THE MAINTENANCE AND IMPROVEMENT GROUP (MIG) including gardening, now meet weekly throughout the year, except in extremely wet or windy weather. Each season brings its own tasks, to keep FOTP members busy. We work with the Council Gardeners maintaining the Cafe bed, the Rotary bed, and the Friends bed (outside the walled garden), as well as working to reclaim the overgrown Small Lime Walk, and have established this as a woodland walk within the formal park. Benches have been sanded and painted; notice boards have been repaired; vandalised picnic benches have been restored; Himalayan Balsam has been strimmed and pulled; children’s furniture has been assembled; sculptures have been carved and installed; history boards have been situated around the park; leaflets about the history of the park, balsam picking, walks within the park and maps for mobility scooters and wheelchair users, have been designed by FOTP with Council graphics department, and are freely available at the Rotunda on the Riverside carpark. Money has been raised by selling plants from the Italian garden at the end of the spring season, as well as  during other events during the year. 

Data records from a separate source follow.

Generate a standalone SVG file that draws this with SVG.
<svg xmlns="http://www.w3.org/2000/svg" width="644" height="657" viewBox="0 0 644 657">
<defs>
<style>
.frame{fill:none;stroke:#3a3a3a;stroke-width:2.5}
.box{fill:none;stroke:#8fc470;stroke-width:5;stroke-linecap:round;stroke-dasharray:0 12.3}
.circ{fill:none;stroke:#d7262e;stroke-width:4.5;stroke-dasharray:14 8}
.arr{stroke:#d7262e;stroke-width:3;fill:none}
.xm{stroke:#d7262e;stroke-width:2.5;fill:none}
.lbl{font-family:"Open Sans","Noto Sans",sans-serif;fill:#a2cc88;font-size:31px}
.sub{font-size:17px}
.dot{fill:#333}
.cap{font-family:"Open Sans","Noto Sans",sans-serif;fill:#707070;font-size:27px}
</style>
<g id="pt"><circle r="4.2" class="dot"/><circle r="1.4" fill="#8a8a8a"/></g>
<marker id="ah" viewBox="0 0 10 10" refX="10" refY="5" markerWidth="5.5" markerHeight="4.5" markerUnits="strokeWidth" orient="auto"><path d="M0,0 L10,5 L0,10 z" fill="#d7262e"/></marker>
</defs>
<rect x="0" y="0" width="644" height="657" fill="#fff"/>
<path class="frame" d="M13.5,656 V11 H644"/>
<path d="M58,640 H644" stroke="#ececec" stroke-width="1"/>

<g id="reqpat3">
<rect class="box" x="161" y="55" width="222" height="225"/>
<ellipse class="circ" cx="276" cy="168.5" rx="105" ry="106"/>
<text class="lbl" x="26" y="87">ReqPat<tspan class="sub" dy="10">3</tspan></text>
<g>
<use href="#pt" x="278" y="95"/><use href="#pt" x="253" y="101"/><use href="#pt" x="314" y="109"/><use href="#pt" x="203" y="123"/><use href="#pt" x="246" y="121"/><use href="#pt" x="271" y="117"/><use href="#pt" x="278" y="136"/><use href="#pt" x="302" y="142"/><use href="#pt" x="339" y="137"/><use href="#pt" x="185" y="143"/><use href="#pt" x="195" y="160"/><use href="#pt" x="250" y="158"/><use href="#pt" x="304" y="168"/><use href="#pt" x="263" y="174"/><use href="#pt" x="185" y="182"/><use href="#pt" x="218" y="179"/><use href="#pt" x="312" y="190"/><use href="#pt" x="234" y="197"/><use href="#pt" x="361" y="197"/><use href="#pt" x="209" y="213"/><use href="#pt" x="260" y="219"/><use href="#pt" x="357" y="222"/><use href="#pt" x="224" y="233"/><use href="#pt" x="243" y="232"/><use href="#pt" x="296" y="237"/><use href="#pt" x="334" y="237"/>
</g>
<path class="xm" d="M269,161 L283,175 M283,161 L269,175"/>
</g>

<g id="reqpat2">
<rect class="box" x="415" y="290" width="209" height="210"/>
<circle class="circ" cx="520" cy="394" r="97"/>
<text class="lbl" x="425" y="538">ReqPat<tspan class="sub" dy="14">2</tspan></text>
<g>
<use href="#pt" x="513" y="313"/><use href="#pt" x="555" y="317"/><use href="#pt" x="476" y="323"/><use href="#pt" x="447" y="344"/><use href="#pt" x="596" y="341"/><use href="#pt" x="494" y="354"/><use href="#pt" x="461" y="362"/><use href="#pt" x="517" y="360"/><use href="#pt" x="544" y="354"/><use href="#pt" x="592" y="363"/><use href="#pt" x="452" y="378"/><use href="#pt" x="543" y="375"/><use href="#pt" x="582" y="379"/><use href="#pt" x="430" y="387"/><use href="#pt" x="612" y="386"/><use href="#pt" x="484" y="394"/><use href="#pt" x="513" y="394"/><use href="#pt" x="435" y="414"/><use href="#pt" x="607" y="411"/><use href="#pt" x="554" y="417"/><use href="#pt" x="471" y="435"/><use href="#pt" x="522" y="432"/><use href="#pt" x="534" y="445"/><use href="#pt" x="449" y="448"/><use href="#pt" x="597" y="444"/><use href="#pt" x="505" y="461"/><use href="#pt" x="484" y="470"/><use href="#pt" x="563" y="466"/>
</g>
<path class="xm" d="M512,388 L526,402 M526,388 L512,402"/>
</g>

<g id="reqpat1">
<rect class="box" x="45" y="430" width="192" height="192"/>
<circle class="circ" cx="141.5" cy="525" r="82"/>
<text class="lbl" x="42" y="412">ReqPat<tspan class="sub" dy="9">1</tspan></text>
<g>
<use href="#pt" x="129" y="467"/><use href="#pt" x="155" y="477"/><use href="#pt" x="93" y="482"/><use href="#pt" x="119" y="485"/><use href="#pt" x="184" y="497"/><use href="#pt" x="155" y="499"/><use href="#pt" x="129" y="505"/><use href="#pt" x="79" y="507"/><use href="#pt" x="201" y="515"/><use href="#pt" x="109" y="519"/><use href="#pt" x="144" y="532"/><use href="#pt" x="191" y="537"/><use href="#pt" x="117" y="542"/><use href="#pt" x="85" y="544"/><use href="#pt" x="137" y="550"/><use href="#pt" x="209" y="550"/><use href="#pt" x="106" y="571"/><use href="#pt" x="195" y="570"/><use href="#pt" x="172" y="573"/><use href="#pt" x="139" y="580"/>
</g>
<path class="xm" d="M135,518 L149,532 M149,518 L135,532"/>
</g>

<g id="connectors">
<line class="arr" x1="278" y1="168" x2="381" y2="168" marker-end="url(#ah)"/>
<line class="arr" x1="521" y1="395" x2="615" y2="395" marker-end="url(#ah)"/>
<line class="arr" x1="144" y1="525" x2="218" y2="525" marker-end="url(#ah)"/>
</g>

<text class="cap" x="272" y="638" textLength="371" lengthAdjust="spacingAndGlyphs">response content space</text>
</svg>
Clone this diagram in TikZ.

PLANT SALES – As spring bedding plants are removed from the Italian Garden, in May each year, the public are encouraged to buy the plants. The Friends use the money towards the purchase of other resources for the Park. One such project (2021) was the removal of the wicker deer from the Italian Garden, to be replaced by a metal stag and doe, apparently grazing on the lawn. 

BRASS BAND IN THE PARK has been another regular fund raising activity in June each year, but in 2020 and 2021 it had to be cancelled due to Covid. It returned in 2022, on the Queen’s Jubilee Weekend on Sunday June 5th and, despite the scaffolding around Towneley Hall, the event was held on the back lawn at Towneley in June 2023.

HIMALAYAN BALSAM removal is an annual activity for the Friends of Towneley Park and the general public during late May, June, July and occasionally August.

In 2021 we were helped by school children from Brunshaw Primary School;  young people from a Princes’ Trust project, in conjunction with Ribble Rivers Trust and Lancashire Fire Service; and the Community Payback team.

In summer, free leaflets have been available at the Rotunda explaining why Himalayan Balsam needs to be removed from the park, especially along the riverbanks, and how people can do their part by pulling, breaking and crushing it, to stop it spreading.